### [Exercise task]
Work out how many lines have "page" in them. Give only that number.

### [Records to use]
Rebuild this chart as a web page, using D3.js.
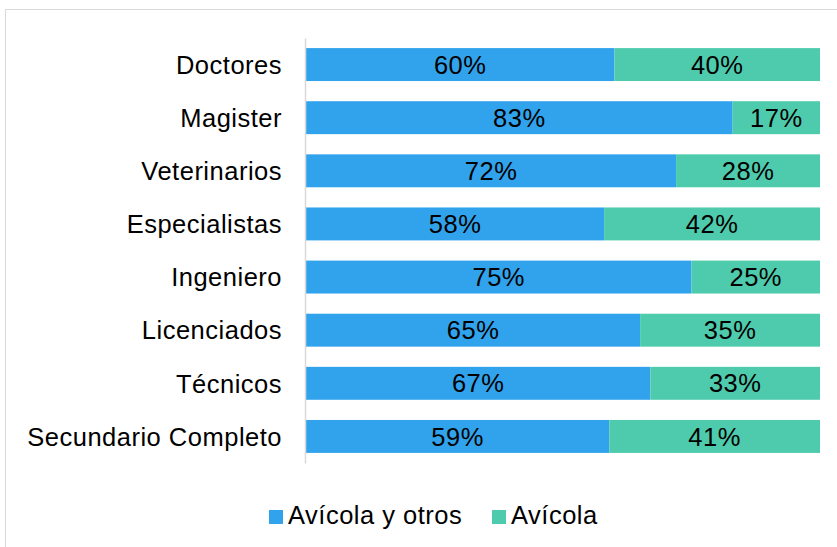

--

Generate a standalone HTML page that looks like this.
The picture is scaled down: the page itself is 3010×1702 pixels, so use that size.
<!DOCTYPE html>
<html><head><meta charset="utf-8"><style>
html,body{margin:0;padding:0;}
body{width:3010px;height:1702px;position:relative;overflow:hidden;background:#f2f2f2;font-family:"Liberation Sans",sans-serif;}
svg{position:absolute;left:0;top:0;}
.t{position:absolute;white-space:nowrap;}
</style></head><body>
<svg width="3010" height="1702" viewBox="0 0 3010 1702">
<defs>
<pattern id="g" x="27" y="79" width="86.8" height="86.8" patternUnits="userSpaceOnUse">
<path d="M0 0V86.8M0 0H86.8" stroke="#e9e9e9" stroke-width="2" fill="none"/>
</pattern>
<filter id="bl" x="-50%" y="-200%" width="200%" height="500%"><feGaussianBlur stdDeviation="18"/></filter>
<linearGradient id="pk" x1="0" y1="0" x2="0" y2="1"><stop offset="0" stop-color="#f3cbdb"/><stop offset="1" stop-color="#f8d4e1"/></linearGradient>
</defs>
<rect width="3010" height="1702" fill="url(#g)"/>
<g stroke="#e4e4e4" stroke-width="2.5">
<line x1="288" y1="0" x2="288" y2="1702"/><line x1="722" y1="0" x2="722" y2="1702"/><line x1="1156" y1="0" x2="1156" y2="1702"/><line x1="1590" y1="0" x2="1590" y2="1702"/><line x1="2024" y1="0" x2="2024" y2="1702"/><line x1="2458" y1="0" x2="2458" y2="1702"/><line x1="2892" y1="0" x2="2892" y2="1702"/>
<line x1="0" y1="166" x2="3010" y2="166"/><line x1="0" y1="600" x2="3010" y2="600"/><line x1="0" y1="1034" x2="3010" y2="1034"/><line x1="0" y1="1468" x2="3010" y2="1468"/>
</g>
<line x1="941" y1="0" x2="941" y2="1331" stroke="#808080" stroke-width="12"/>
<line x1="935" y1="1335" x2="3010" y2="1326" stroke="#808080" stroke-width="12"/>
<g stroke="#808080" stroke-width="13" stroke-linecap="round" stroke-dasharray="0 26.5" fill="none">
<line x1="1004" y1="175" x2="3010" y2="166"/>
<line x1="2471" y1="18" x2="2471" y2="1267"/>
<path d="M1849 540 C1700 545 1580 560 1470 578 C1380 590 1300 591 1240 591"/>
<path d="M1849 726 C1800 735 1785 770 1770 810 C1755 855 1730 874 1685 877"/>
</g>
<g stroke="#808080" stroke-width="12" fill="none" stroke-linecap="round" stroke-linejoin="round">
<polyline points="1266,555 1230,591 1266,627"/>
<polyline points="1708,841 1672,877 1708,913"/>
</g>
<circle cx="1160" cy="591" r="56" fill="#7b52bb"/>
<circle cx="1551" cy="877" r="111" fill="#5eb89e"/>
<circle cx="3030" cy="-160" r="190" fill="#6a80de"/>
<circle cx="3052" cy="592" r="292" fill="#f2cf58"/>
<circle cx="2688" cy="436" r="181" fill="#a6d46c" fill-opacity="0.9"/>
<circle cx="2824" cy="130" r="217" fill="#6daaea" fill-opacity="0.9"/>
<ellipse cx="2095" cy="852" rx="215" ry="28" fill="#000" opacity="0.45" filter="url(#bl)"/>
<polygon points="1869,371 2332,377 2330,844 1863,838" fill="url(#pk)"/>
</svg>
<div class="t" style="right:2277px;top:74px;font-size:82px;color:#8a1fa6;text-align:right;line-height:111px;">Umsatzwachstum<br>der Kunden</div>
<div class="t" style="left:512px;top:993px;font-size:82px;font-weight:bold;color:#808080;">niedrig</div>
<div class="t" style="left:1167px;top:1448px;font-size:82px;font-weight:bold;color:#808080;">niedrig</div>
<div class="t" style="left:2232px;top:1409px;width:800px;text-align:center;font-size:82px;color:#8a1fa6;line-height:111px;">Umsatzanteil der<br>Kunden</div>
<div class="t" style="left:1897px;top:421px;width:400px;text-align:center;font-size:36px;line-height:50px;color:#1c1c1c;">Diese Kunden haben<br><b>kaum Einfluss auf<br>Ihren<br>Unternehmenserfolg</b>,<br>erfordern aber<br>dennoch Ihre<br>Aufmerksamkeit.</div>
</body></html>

### [Reply to the task]
3